"Love Sends a Little Gift of Roses"
This song feels a bit ordinary to be in here. And it reminds me too much of 'Serenade' from a few days ago. But it's ok, it was fine to sing it today, and it felt like a good session of experimental singing, at least.
I love roses, which makes my tastes incredibly ordinary. It's the smell--therefore roses with no smell, are no good. The scent of roses is so rich, so exotic to me. Every year my daughter and I go to a specific perfumed-oil shop, and we each carefully pick out a scent to bring home. Last year I gave in to my desire and purchased 'Night of Roses', which was one of at least four different rose-based scents that the shop carried. Today, I showered later in the day, after I had already sung my song of the day, and I put some of the oil on. I can still smell it faintly at my wrist.

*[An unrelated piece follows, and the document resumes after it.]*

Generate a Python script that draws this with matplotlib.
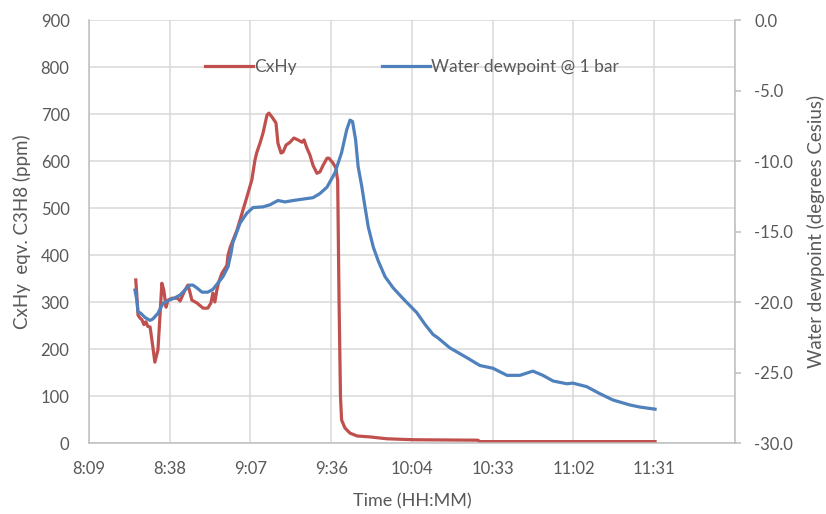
import matplotlib.pyplot as plt
from matplotlib.ticker import FixedLocator, FuncFormatter

# ── 数据（时间：自午夜起的分钟数）────────────────────────────────────
t_cxhy = [506.3, 506.6, 507.1, 507.8, 508.5, 509.2, 509.9, 510.6, 511.4, 512.4,
          513.1, 514.2, 514.9, 515.6, 516.3, 517.1, 517.8, 519.2, 521.3, 522.1,
          523.8, 524.9, 525.6, 526.3, 528.1, 530.3, 532.0, 533.1, 533.8, 534.5,
          535.2, 535.9, 537.0, 538.8, 539.2, 540.0, 542.4, 544.2, 545.9, 547.7,
          548.8, 549.5, 550.6, 551.7, 553.1, 553.8, 555.2, 556.3, 557.0, 558.1,
          558.8, 559.9, 561.3, 562.7, 564.1, 565.6, 566.3, 567.3, 568.4, 569.5,
          570.9, 572.0, 573.1, 574.5, 575.2, 576.6, 577.7, 578.1, 578.3, 578.8,
          579.3, 579.7, 580.9, 582.7, 585.2, 589.8, 595.9, 605.1, 628.3, 629.0,
          691.5]
cxhy = [347, 320, 272, 266, 262, 252, 258, 248, 247, 204,
        172, 198, 268, 340, 325, 289, 304, 308, 308, 302,
        325, 336, 321, 304, 298, 287, 287, 298, 319, 300,
        325, 343, 361, 378, 400, 417, 453, 489, 523, 560,
        602, 619, 638, 660, 698, 702, 691, 681, 638, 617,
        619, 634, 640, 649, 645, 640, 645, 628, 613, 591,
        574, 577, 591, 606, 606, 596, 585, 566, 560, 300,
        100, 49, 32, 21, 15, 13, 9, 7, 6, 3,
        3]

t_dew = [506.0, 506.7, 507.1, 508.1, 509.6, 511.4, 512.4, 514.2, 516.0, 517.8,
         520.3, 522.1, 523.8, 525.6, 526.7, 528.1, 529.9, 532.0, 533.8, 535.6,
         537.4, 539.2, 540.3, 540.9, 542.4, 543.5, 545.9, 548.1, 551.7, 554.2,
         557.0, 559.5, 562.4, 565.9, 569.5, 572.0, 574.5, 577.3, 579.7, 581.5,
         582.7, 583.6, 584.7, 585.6, 586.9, 588.0, 589.2, 591.0, 592.8, 595.2,
         598.1, 602.3, 606.5, 609.5, 612.3, 614.1, 618.3, 624.4, 629.0, 633.7,
         638.7, 643.3, 647.9, 651.5, 655.1, 660.1, 662.1, 667.1, 671.8, 676.5,
         682.5, 686.1, 691.5]
dewpoint = [-19.15, -19.9, -20.7, -20.8, -21.1, -21.3, -21.2, -20.8, -20.1, -19.9,
            -19.7, -19.5, -19.15, -18.8, -18.8, -19.0, -19.3, -19.3, -19.1, -18.65,
            -18.2, -17.5, -16.5, -15.8, -15.0, -14.4, -13.7, -13.3, -13.25, -13.1,
            -12.8, -12.9, -12.8, -12.7, -12.6, -12.3, -11.85, -10.85, -9.4, -7.8,
            -7.1, -7.2, -8.5, -10.4, -11.8, -13.2, -14.66, -16.1, -17.1, -18.2,
            -19.0, -19.9, -20.75, -21.6, -22.3, -22.55, -23.25, -23.95, -24.5, -24.7,
            -25.2, -25.2, -24.9, -25.2, -25.6, -25.8, -25.75, -26.0, -26.5, -26.95,
            -27.3, -27.45, -27.6]

# Excel 主刻度单位 0.02 天 = 28.8 分钟
x_ticks = [489.6 + 28.8 * k for k in range(9)]

RED = "#C0504D"
BLUE = "#4F81BD"
GRID = "#D9D9D9"
TXT = "#595959"

plt.rcParams["font.family"] = ["Lato", "DejaVu Sans"]
plt.rcParams["font.size"] = 12
plt.rcParams["axes.unicode_minus"] = False

fig = plt.figure(figsize=(8.26, 5.14), dpi=100)
ax = fig.add_axes([0.1077, 0.1381, 0.7821, 0.8229])
ax2 = ax.twinx()

l1, = ax.plot(t_cxhy, cxhy, color=RED, lw=2.3, label="CxHy")
l2, = ax2.plot(t_dew, dewpoint, color=BLUE, lw=2.3, label="Water dewpoint @ 1 bar")

ax.set_xlim(x_ticks[0], x_ticks[-1])
ax.set_ylim(0, 900)
ax2.set_ylim(-30, 0)
ax.set_yticks(range(0, 901, 100))
ax2.set_yticks(range(-30, 1, 5))
ax2.yaxis.set_major_formatter(FuncFormatter(lambda v, p: f"{v:.1f}"))

def hhmm(v, pos):
    if pos == len(x_ticks) - 1:
        return ""
    return f"{int(v // 60)}:{int(v % 60):02d}"

ax.xaxis.set_major_locator(FixedLocator(x_ticks))
ax.xaxis.set_major_formatter(FuncFormatter(hhmm))

ax.grid(True, color=GRID, lw=1.1)
ax.set_axisbelow(True)
for a in (ax, ax2):
    a.spines["top"].set_visible(False)
    for s in ("left", "bottom", "right"):
        a.spines[s].set_color("#BFBFBF")
        a.spines[s].set_linewidth(1.1)
ax.spines["right"].set_visible(False)
ax2.spines["left"].set_visible(False)
ax2.spines["bottom"].set_visible(False)

ax.tick_params(axis="x", length=0, colors=TXT, labelsize=12, pad=13)
ax.tick_params(axis="y", length=0, colors=TXT, labelsize=12, pad=14)
ax2.tick_params(axis="y", length=4, width=1.1, color="#BFBFBF",
                labelcolor=TXT, labelsize=12, pad=10)

ax.set_xlabel("Time (HH:MM)", color=TXT, fontsize=13, labelpad=12)
ax.set_ylabel("CxHy  eqv. C3H8 (ppm)", color=TXT, fontsize=13.5, labelpad=7)
ax2.set_ylabel("Water dewpoint (degrees Cesius)", color=TXT, fontsize=13.5, labelpad=10)

leg = ax.legend(handles=[l1, l2], loc="center", bbox_to_anchor=(0.5, 0.889),
                ncol=2, frameon=False, handlelength=2.8, handletextpad=0.05,
                columnspacing=4.9, fontsize=12.5)
for t in leg.get_texts():
    t.set_color(TXT)

plt.savefig("out.png", dpi=100)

In the past couple of years, I also associate the scent of roses with a young client of mine who died. I had bought some rose-scented massage lotion on a whim, and she was the only one who chose it. I remember working on her, the scent of roses allowing me the sensation of catering to a queen in some ancient realm. I was honored to be at her service. After she died, her sister came in once and we used the last of it in her massage. I can't find it anymore.
I've never been able to grow roses anywhere that I've lived, from my childhood home all the way to here, where we just don't have a spot that gets enough sun. I have friends who have whole yards filled with roses, and I am jealous. The scent of roses can carry me away, and I don't believe that thrill would wear off soon.